Last week, I spent a couple of hours at a restaurant in République,
the Parisian neighborhood where a bar was struck by a horrific episode of
brutal and lethal violence last night. This morning, I imagined myself in that
same place shuffling chairs and tables trying to run away from the bullets,
feeling my heart beating inside my throat, adrenaline rushing through my entire
body, focused on escaping the infernal scene of madness, being reached by a
deadly bullet and knowing that was the end of my story: murdered randomly,
victim of the alienation that has invaded many men in my generation.
Alienation is the estrangement or loss of contact with reality.
Among the many causes that may lead to it are drug consumption, sports
fanaticism, fiction from books, movies or video games, religion, social
exclusion, violence, and indoctrination of all sorts. The perpetrators of such
heinous acts of terror, in Paris and in other places around the world, are
alienated.
There is no simple cause or explanation. Some of them belong to the
“lost generation”, kids that migrated to Europe at a young age and remained at
the margins of society. Since September 11th, Muslims worldwide have
been unfairly stigmatized as a violent culture with a violent religion. These
kids grew up under the promise of a more prosperous future but the largest
economic crisis in decades has kept millions of educated, healthy, young adults
unemployed and unattended. They have been victims of structural violence, when
a disharmonious system inflicts pain and suffering on a group of people.

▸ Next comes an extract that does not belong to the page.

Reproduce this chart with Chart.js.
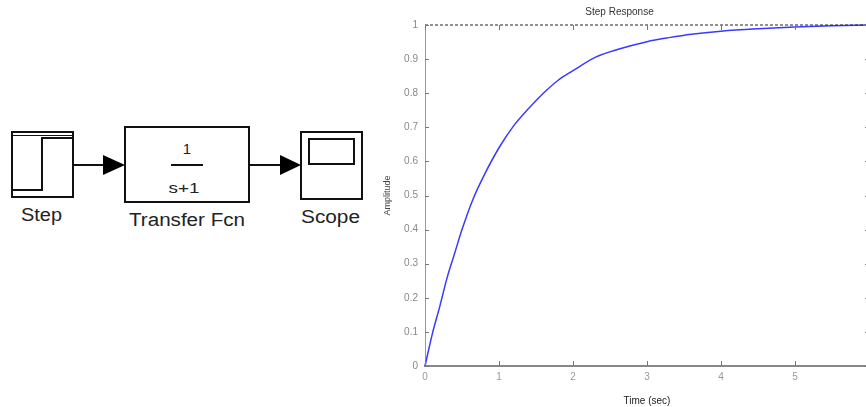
<!DOCTYPE html>
<html>
<head>
<meta charset="utf-8">
<script src="https://cdn.jsdelivr.net/npm/chart.js@4/dist/chart.umd.min.js"></script>
<style>
    html, body { margin: 0; padding: 0; background: #fff; overflow: hidden; width: 866px; height: 407px; }
    #diagram { position: absolute; left: 0; top: 0; }
    #wrap { position: absolute; left: 370px; top: 0; width: 510px; height: 407px; }
    svg text { font-family: "Liberation Sans", Arial, sans-serif; fill: #222; }
</style>
</head>
<body>

<!-- Diagrama de blocos (Step -> Transfer Fcn -> Scope) -->
<svg id="diagram" width="370" height="407">
    <g stroke="#111" stroke-width="2" fill="none">
        <rect x="12" y="132" width="61" height="65"/>
        <line x1="12" y1="135.5" x2="73" y2="135.5" stroke-width="1"/>
        <polyline points="13,190 42,190 42,138 72,138"/>
        <line x1="73" y1="165" x2="104" y2="165"/>
        <rect x="125" y="127" width="124" height="75"/>
        <line x1="171" y1="165" x2="203" y2="165"/>
        <line x1="249" y1="165" x2="283" y2="165"/>
        <rect x="301" y="132" width="61" height="67"/>
        <rect x="309" y="139" width="45" height="25"/>
    </g>
    <polygon points="103,155 125,165 103,175" fill="#000"/>
    <polygon points="280,155 301,165 280,175" fill="#000"/>
    <text x="187" y="154" font-size="15" text-anchor="middle">1</text>
    <text x="184" y="193" font-size="15" text-anchor="middle" textLength="31" lengthAdjust="spacingAndGlyphs">s+1</text>
    <text x="21" y="221" font-size="18" textLength="41" lengthAdjust="spacingAndGlyphs">Step</text>
    <text x="129" y="226" font-size="18" textLength="116" lengthAdjust="spacingAndGlyphs">Transfer Fcn</text>
    <text x="301" y="223" font-size="18" textLength="59" lengthAdjust="spacingAndGlyphs">Scope</text>
</svg>

<div id="wrap"><canvas id="myChart"></canvas></div>

<script>
// Dados (resposta ao degrau)
const tempos = [0, 0.1, 0.2, 0.3, 0.4, 0.5, 0.65, 0.8, 1.0, 1.2, 1.4, 1.6, 1.8, 2.0, 2.3, 2.6, 3.0, 3.3, 3.6, 4.0, 4.5, 5.0, 5.5, 6.0];
const amplitude = [0, 0.095, 0.175, 0.26, 0.33, 0.40, 0.49, 0.56, 0.64, 0.705, 0.755, 0.80, 0.838, 0.866, 0.905, 0.928, 0.951, 0.963, 0.973, 0.982, 0.989, 0.994, 0.998, 1.0];
const valorFinal = [1, 1];
const limitesTempo = [0, 6];
const ticksX = [0, 1, 2, 3, 4, 5, 6];
const ticksY = [0, 0.1, 0.2, 0.3, 0.4, 0.5, 0.6, 0.7, 0.8, 0.9, 1];

// Ticks para dentro, estilo MATLAB, e moldura do gráfico
const molduraPlugin = {
    id: 'moldura',
    afterDatasetsDraw(chart) {
        const { ctx, chartArea: a, scales } = chart;
        ctx.save();
        ctx.strokeStyle = '#8a8a8a';
        ctx.lineWidth = 1;
        ctx.beginPath();
        ctx.moveTo(a.right, a.top);
        ctx.lineTo(a.right, a.bottom);
        ctx.stroke();
        ctx.strokeStyle = '#777';
        ctx.beginPath();
        ticksY.forEach(v => {
            const y = Math.round(scales.y.getPixelForValue(v)) + 0.5;
            ctx.moveTo(a.left, y); ctx.lineTo(a.left + 4, y);
            ctx.moveTo(a.right, y); ctx.lineTo(a.right - 4, y);
        });
        ticksX.forEach(v => {
            const x = Math.round(scales.x.getPixelForValue(v)) + 0.5;
            ctx.moveTo(x, a.bottom); ctx.lineTo(x, a.bottom - 5);
            ctx.moveTo(x, a.top); ctx.lineTo(x, a.top + 5);
        });
        ctx.stroke();
        ctx.restore();
    }
};

const ctx = document.getElementById('myChart');

new Chart(ctx, {
    type: 'line',
    data: {
        datasets: [
            {
                label: 'Final',
                data: limitesTempo.map((t, i) => ({ x: t, y: valorFinal[i] })),
                borderColor: '#222',
                borderWidth: 1,
                borderDash: [3, 2],
                pointRadius: 0,
                clip: 3
            },
            {
                label: 'Step',
                data: tempos.map((t, i) => ({ x: t, y: amplitude[i] })),
                borderColor: '#3a3aff',
                borderWidth: 1.5,
                pointRadius: 0,
                cubicInterpolationMode: 'monotone',
                clip: 3
            }
        ]
    },
    options: {
        responsive: true,
        maintainAspectRatio: false,
        animation: false,
        layout: { padding: { top: 0, right: 11, bottom: 0, left: 0 } },
        plugins: {
            legend: { display: false },
            tooltip: { enabled: false },
            title: {
                display: true,
                text: 'Step Response',
                color: '#333',
                font: { family: 'Liberation Sans, Arial', size: 10, weight: 'normal' },
                padding: { top: 6, bottom: 7 }
            }
        },
        scales: {
            x: {
                type: 'linear',
                min: limitesTempo[0],
                max: limitesTempo[1],
                afterBuildTicks: s => { s.ticks = ticksX.map(v => ({ value: v })); },
                afterFit: s => { s.height = 41; },
                grid: { display: false, drawTicks: false },
                border: { display: true, color: '#888', width: 2 },
                ticks: {
                    padding: 5,
                    color: '#999',
                    font: { family: 'Liberation Sans, Arial', size: 10 },
                    maxRotation: 0
                },
                title: {
                    display: true,
                    text: 'Time (sec)',
                    color: '#222',
                    font: { family: 'Liberation Sans, Arial', size: 10 },
                    padding: { top: 5, bottom: 0 }
                }
            },
            y: {
                min: 0,
                max: 1,
                afterBuildTicks: s => { s.ticks = ticksY.map(v => ({ value: v })); },
                afterFit: s => { s.width = 55; },
                grid: { display: false, drawTicks: false },
                border: { display: true, color: '#999', width: 1 },
                ticks: {
                    padding: 7,
                    color: '#888',
                    font: { family: 'Liberation Sans, Arial', size: 10 },
                    callback: v => String(+v.toFixed(1))
                },
                title: {
                    display: true,
                    text: 'Amplitude',
                    color: '#444',
                    font: { family: 'Liberation Sans, Arial', size: 9 },
                    padding: { top: 12, bottom: 0 }
                }
            }
        }
    },
    plugins: [molduraPlugin]
});
</script>
</body>
</html>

Violence always breeds violence. They have become ideal recruits for
paramilitary organizations that are fighting a war of alienation. The so-called
IS, or Islamic State, is the most notorious, structured, and powerful form of
alienated organization.
Civilization is not inherent to humanity. As a species, we have evolved
socio-politically until becoming civilized. Among all civilized values, I claim
peace is the most precious, forged over millennia, through cultures and
generations that have seen and fought lengthy, deadly wars and have been
exposed to vicious degrees of violence. In this context, I borrow my definition
of peace from Galtung: the ability to transform conflicts creatively and
harmoniously. This is, to a great extent, the way in which many nations around
the world deal with conflict. Unfortunately, this is not yet the case for all
nations.
For those of us who aspire to be civilized, we have the obligation
to behave and react peacefully, that is, harmoniously even towards the
perpetrators, as difficult as it may be, and creatively in search for solutions
to a conflict that is deeper and more widespread than we wish to believe.
There is no difference between a shooting rampage inside a theater
in Paris during a concert and at a movie theater in Colorado during a Batman
movie presentation. There is no difference between a shooting inside a bar at
Republique and a shooting at a kindergarden
in Newtown, Connecticut. The executioners lost touch with reality. Gandhi used
to say that guns were not the problem, because there was always a finger
pulling the trigger. The problem lies within us, in our beliefs, in the
narrow-minded arrogance that makes us interpret that we are right while others
are wrong.
To say that a particular religion is to blame for this is equivalent
to what Hitler did, stigmatizing and persecuting Jews during the Holocaust, a
genocide that belongs to an uncivilized time of human history.